TR: Yes, your completely right. It’s a perpetuation…yeah…
The interviewee, TR talks about how following the process of being told ‘it’s your stuff’ and then turning it into childhood feelings leads to ”you were kind of accepted in the group.” He talks about other related problems:
TR: It’s just almost impossible because you go there and try to talk about the stuff you want to talk about, and it’s not what they want, and then your not part of the group anymore. I didn’t want to go there because it just felt something is wrong. I’m thinking this, and those people are saying that its wrong, and I should feel my feelings and that won’t go away. But I was so, I found myself more sure of who I was and they couldn’t take that away from me.
… I came out of my own therapy because I was doing the same thing over and over. And this time I would not feel better afterwards… Primal people are kind of merciless, like when they go for their feeling watch out…
… once you get out of the primal community you’re like wow, something was wrong; you just get immune to this. I think for me I accepted that because in my family it was like that.
INT: For my first week, I was protected from that, I remember [my therapist] showing [a senior therapist] how my face had changed, but that could have been just confirmation bias or relaxation from endorphins,
TR: Yeah endorphins, I get that biking, its cheaper!
INT: That’s the thing about primal therapy, if there is some benefit it’s still too expensive
TR: Its very expensive
INT: Yeah, for the benefit that you get.

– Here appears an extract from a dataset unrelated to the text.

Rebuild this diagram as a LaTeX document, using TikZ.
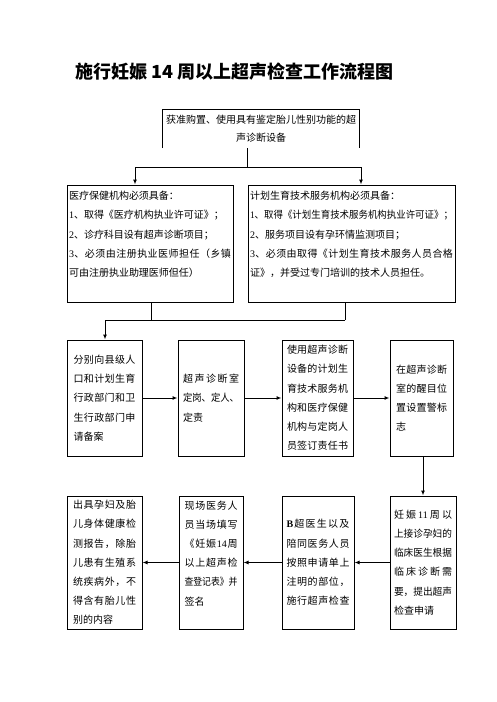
\documentclass[tikz,border=0pt]{standalone}
\usepackage{fontspec}
\usepackage{graphicx}
\setmainfont{Noto Sans CJK SC}
\newfontfamily\latin{Liberation Serif}
\usetikzlibrary{arrows.meta}
\newsavebox\sprbox
\def\spfa#1{{#1}\spra}
\def\spra#1{\ifx\relax#1\else\hfil{#1}\expandafter\spra\fi}
\newcommand\spr[2]{\sbox\sprbox{#2}\ifdim\wd\sprbox>#1\relax\resizebox{#1}{\height}{#2}\else\makebox[#1][s]{\spfa#2\relax}\fi}
\tikzset{
  box/.style={draw, line width=1pt, inner sep=0pt, align=left, font=\fontsize{10}{19.2}\selectfont},
  arr/.style={-{Latex[length=5pt,width=4pt]}, line width=1pt},
  ln/.style={line width=1pt}
}
\begin{document}
\begin{tikzpicture}[x=1pt,y=-1pt]
\fill[white] (0,0) rectangle (496,702);
\useasboundingbox (0,0) rectangle (496,702);
% title
\node[anchor=base west, inner sep=0pt, font=\fontsize{18}{18}\selectfont\bfseries] (title) at (75,78.8) {施行妊娠 14 周以上超声检查工作流程图};
% top box (open at the bottom)
\node[inner sep=0pt, minimum width=196pt, minimum height=38pt, text width=196pt, align=center, font=\fontsize{10}{18}\selectfont] (top) at (261,129) {获准购置、使用具有鉴定胎儿性别功能的超\\声诊断设备};
\draw[ln] (top.south west) -- (top.north west) -- (top.north east) -- (top.south east);
% second row
\node[box, text width=162pt, minimum width=166pt, minimum height=117pt] (b2) at (150,243.5) {医疗保健机构必须具备：\\
{\latin 1}、取得《医疗机构执业许可证》；\\
{\latin 2}、诊疗科目设有超声诊断项目；\\
\spr{162pt}{{\latin 3}、必须由注册执业医师担任（乡镇}\\
可由注册执业助理医师但任）\\
\mbox{}};
\node[box, text width=203pt, minimum width=207pt, minimum height=117pt] (b3) at (351.5,243.5) {计划生育技术服务机构必须具备：\\
\spr{203pt}{{\latin 1}、取得《计划生育技术服务机构执业许可证》；}\\
{\latin 2}、服务项目设有孕环情监测项目；\\
\spr{203pt}{{\latin 3}、必须由取得《计划生育技术服务人员合格}\\
证》，并受过专门培训的技术人员担任。\\
\mbox{}};
% third row
\node[box, text width=62pt, minimum width=75pt, minimum height=116pt] (A) at (104.5,398) {\spr{62pt}{分别向县级人}\\\spr{62pt}{口和计划生育}\\\spr{62pt}{行政部门和卫}\\\spr{62pt}{生行政部门申}\\请备案};
\node[box, text width=56pt, minimum width=66pt, minimum height=116pt] (B) at (211,398) {\spr{56pt}{超声诊断室}\\\spr{56pt}{定岗、定人、}\\定责};
\node[box, text width=61pt, minimum width=71pt, minimum height=116pt] (C) at (317.5,398) {\spr{61pt}{使用超声诊断}\\\spr{61pt}{设备的计划生}\\\spr{61pt}{育技术服务机}\\\spr{61pt}{构和医疗保健}\\\spr{61pt}{机构与定岗人}\\\spr{61pt}{员签订责任书}};
\node[box, text width=51pt, minimum width=63pt, minimum height=116pt] (D) at (421.5,398) {\spr{51pt}{在超声诊断}\\\spr{51pt}{室的醒目位}\\\spr{51pt}{置设置警标}\\志};
% fourth row
\node[box, text width=58pt, minimum width=66pt, minimum height=133pt] (E) at (423,562.5) {\spr{58pt}{妊娠{\latin 11}周以}\\\spr{58pt}{上接诊孕妇的}\\\spr{58pt}{临床医生根据}\\\spr{58pt}{临床诊断需}\\\spr{58pt}{要，提出超声}\\检查申请};
\node[box, text width=63pt, minimum width=72pt, minimum height=133pt] (F) at (318,562.5) {\spr{63pt}{{\latin\bfseries B}超医生以及}\\\spr{63pt}{陪同医务人员}\\\spr{63pt}{按照申请单上}\\\spr{63pt}{注明的部位，}\\\spr{63pt}{施行超声检查}};
\node[box, text width=53pt, minimum width=64pt, minimum height=133pt] (G) at (211,562.5) {\spr{53pt}{现场医务人}\\\spr{53pt}{员当场填写}\\\spr{53pt}{《妊娠{\latin 14}周}\\\spr{53pt}{以上超声检}\\\spr{53pt}{查登记表》并}\\签名\\\mbox{}};
\node[box, text width=63pt, minimum width=75pt, minimum height=133pt] (H) at (104.5,562.5) {\spr{63pt}{出具孕妇及胎}\\\spr{63pt}{儿身体健康检}\\\spr{63pt}{测报告，除胎}\\\spr{63pt}{儿患有生殖系}\\\spr{63pt}{统疾病外，不}\\\spr{63pt}{得含有胎儿性}\\别的内容};
% connectors
\coordinate (j1) at (247,167);
\coordinate (jl) at (135,167);
\coordinate (jr) at (361,167);
\draw[ln] (top.south -| j1) -- (j1);
\draw[arr] (j1) -- (jl) -- (jl |- b2.north);
\draw[arr] (j1) -- (jr) -- (jr |- b3.north);
\coordinate (k1) at (105,320);
\coordinate (k2) at (151,320);
\coordinate (k3) at (345,320);
\draw[ln] (b2.south -| k2) -- (k2);
\draw[ln] (b3.south -| k3) -- (k3);
\draw[arr] (k3) -- (k1) -- (k1 |- A.north);
\draw[arr] (A.east) -- (B.west);
\draw[arr] (B.east) -- (C.west);
\draw[arr] (C.east) -- (D.west);
\draw[arr] (D.south -| E.north) -- (E.north);
\draw[arr] (E.west) -- (F.east);
\draw[arr] (F.west) -- (G.east);
\draw[arr] (G.west) -- (H.east);
\end{tikzpicture}
\end{document}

There are cheaper psychologists available with Ph.D.s rather than Psych Assistants. They may be better for people because I see primal theory as being a problem. There were free therapists available sometimes in college, and when I believed in primal, I would avoid that.
TR: Yeah!
INT: I did avoid them
TR: Me too!
The discussion turns back to the earlier topic of cultism:
INT: … They allow you to joke about it being like a religion or cult.
TR: YES! That’s true, that’s true [laughs]
INT: And they even joke about it
TR: So it means its okay…that’s why it’s powerful, it’s not this thing you can easily identify as a cult. You can still joke about it, it’s so weird.
INT: … you can be mad about [the senior therapists] all you want.
TR: You can come in and feel it.
INT: But you have to change it into feelings.
TR: That’s where the mess up starts, they would say something like: “you’re just going to HAVE to go for your feelings, and it will have to stop being with us”… There’s nothing wrong with what’s going on with the Center because it’s all feelings in the past. That’s to me where the mess up is.
The interview changes direction and the question of why we didn’t leave comes up:
INT: Was there anytime where you thought “I’m going to leave now” but you didn’t?
TR: Yes, early on it was. Art [Janov] came in and told the therapist [I] had to change what [I] was doing. It was going well before that, and after I was just lost.
INT: How did you end up staying?
TR: I thought that “well I need to go for my feelings” and all of that is just feelings and I’ll get through it. I wanted to leave the training, I thought it was just crazy and it overwhelmed me. Also I felt I was getting in the clique.
INT: I remember being told in the training that we were a really good group now, not like the last lot.
TR: Yeah, Oh yeah, we got that too [a few years earlier]
The discussion transitioned to talk about the commonly used therapeutic move in primal therapy of the therapist telling a complaining patient that “it’s a feeling”:
TR: At one point you become like “Hey, I’m telling you something”
We continue, and we start to talk about what it was like once TR had stopped primal therapy:
TR: I found that once I stopped [primal therapy] I could relate to other people better. That was a challenge. And I realized I have to stop doing this because I’m not going to go anywhere.
The interview came to an end shortly after this. The interviewer and interviewee wanted to communicate some of the things the observed. By doing this it might make some other potential primal therapy fan’s life a little better than they would have been had these experiences not been exposed.